What the task asks:
Write the data out again exactly, dropping any images it holds.

Data lines:
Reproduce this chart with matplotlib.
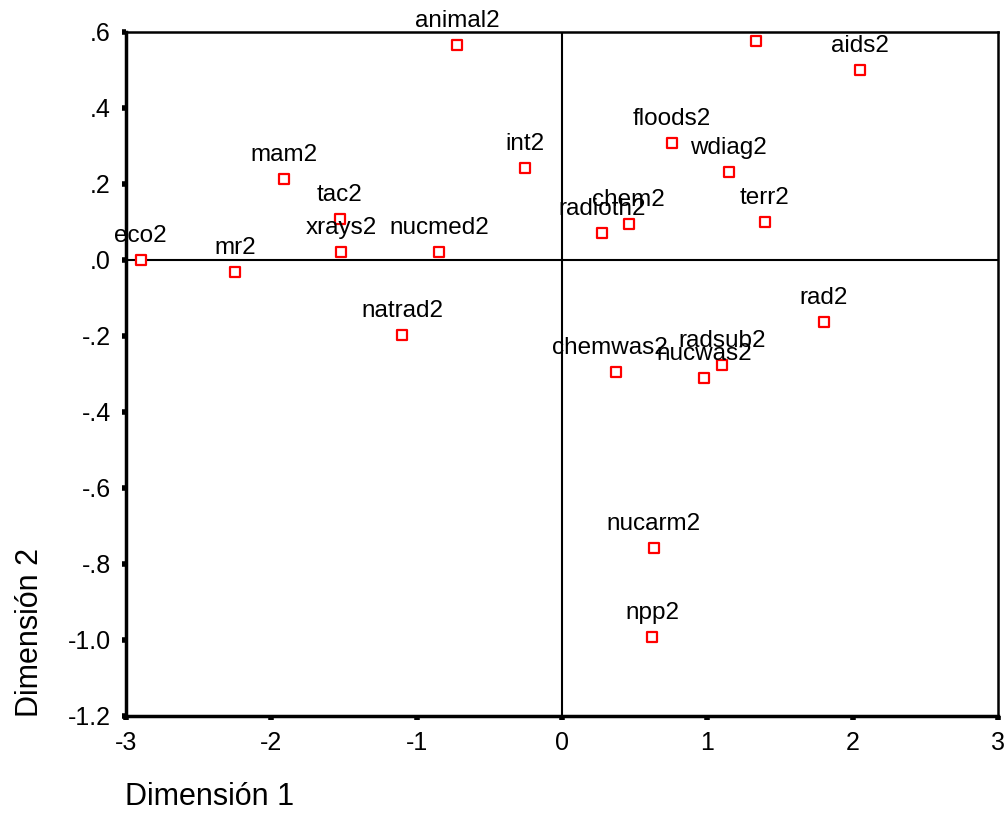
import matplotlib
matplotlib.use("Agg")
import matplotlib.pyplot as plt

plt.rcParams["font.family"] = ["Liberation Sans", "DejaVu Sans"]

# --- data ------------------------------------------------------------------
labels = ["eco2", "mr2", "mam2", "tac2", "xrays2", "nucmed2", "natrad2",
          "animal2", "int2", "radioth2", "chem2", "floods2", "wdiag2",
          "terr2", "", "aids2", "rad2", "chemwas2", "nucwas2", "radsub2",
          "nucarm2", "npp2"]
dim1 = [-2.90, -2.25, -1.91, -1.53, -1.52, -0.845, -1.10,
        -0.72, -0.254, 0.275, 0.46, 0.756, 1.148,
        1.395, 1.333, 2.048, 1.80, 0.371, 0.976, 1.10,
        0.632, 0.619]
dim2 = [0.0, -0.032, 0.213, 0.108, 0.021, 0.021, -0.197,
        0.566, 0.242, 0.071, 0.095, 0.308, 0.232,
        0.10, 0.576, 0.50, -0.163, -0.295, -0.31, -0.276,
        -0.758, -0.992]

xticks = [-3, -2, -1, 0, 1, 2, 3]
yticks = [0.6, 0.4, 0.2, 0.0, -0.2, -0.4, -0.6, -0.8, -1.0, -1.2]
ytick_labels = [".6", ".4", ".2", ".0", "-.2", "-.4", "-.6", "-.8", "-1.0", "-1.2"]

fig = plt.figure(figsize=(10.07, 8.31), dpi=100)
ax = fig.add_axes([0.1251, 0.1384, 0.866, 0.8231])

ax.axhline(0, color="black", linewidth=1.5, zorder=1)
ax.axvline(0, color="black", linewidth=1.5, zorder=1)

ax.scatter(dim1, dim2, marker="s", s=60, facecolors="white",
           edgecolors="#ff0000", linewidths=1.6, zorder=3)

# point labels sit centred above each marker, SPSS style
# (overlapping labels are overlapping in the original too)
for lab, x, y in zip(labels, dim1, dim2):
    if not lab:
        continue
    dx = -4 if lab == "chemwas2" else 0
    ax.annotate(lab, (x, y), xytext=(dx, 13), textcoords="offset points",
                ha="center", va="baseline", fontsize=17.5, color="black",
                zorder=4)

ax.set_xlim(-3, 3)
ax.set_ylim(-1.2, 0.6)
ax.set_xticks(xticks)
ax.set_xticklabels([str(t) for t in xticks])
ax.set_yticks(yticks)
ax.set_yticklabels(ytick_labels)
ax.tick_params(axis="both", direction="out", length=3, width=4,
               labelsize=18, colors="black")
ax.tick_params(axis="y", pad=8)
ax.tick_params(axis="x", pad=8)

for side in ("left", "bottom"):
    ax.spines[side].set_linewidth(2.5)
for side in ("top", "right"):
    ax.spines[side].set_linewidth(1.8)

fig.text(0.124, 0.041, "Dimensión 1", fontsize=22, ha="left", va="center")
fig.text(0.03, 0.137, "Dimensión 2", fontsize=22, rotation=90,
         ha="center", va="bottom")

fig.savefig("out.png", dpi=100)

Solution below:
Reproduce this chart with matplotlib.
import matplotlib
matplotlib.use("Agg")
import matplotlib.pyplot as plt

plt.rcParams["font.family"] = ["Liberation Sans", "DejaVu Sans"]

# --- data ------------------------------------------------------------------
labels = ["eco2", "mr2", "mam2", "tac2", "xrays2", "nucmed2", "natrad2",
          "animal2", "int2", "radioth2", "chem2", "floods2", "wdiag2",
          "terr2", "", "aids2", "rad2", "chemwas2", "nucwas2", "radsub2",
          "nucarm2", "npp2"]
dim1 = [-2.90, -2.25, -1.91, -1.53, -1.52, -0.845, -1.10,
        -0.72, -0.254, 0.275, 0.46, 0.756, 1.148,
        1.395, 1.333, 2.048, 1.80, 0.371, 0.976, 1.10,
        0.632, 0.619]
dim2 = [0.0, -0.032, 0.213, 0.108, 0.021, 0.021, -0.197,
        0.566, 0.242, 0.071, 0.095, 0.308, 0.232,
        0.10, 0.576, 0.50, -0.163, -0.295, -0.31, -0.276,
        -0.758, -0.992]

xticks = [-3, -2, -1, 0, 1, 2, 3]
yticks = [0.6, 0.4, 0.2, 0.0, -0.2, -0.4, -0.6, -0.8, -1.0, -1.2]
ytick_labels = [".6", ".4", ".2", ".0", "-.2", "-.4", "-.6", "-.8", "-1.0", "-1.2"]

fig = plt.figure(figsize=(10.07, 8.31), dpi=100)
ax = fig.add_axes([0.1251, 0.1384, 0.866, 0.8231])

ax.axhline(0, color="black", linewidth=1.5, zorder=1)
ax.axvline(0, color="black", linewidth=1.5, zorder=1)

ax.scatter(dim1, dim2, marker="s", s=60, facecolors="white",
           edgecolors="#ff0000", linewidths=1.6, zorder=3)

# point labels sit centred above each marker, SPSS style
# (overlapping labels are overlapping in the original too)
for lab, x, y in zip(labels, dim1, dim2):
    if not lab:
        continue
    dx = -4 if lab == "chemwas2" else 0
    ax.annotate(lab, (x, y), xytext=(dx, 13), textcoords="offset points",
                ha="center", va="baseline", fontsize=17.5, color="black",
                zorder=4)

ax.set_xlim(-3, 3)
ax.set_ylim(-1.2, 0.6)
ax.set_xticks(xticks)
ax.set_xticklabels([str(t) for t in xticks])
ax.set_yticks(yticks)
ax.set_yticklabels(ytick_labels)
ax.tick_params(axis="both", direction="out", length=3, width=4,
               labelsize=18, colors="black")
ax.tick_params(axis="y", pad=8)
ax.tick_params(axis="x", pad=8)

for side in ("left", "bottom"):
    ax.spines[side].set_linewidth(2.5)
for side in ("top", "right"):
    ax.spines[side].set_linewidth(1.8)

fig.text(0.124, 0.041, "Dimensión 1", fontsize=22, ha="left", va="center")
fig.text(0.03, 0.137, "Dimensión 2", fontsize=22, rotation=90,
         ha="center", va="bottom")

fig.savefig("out.png", dpi=100)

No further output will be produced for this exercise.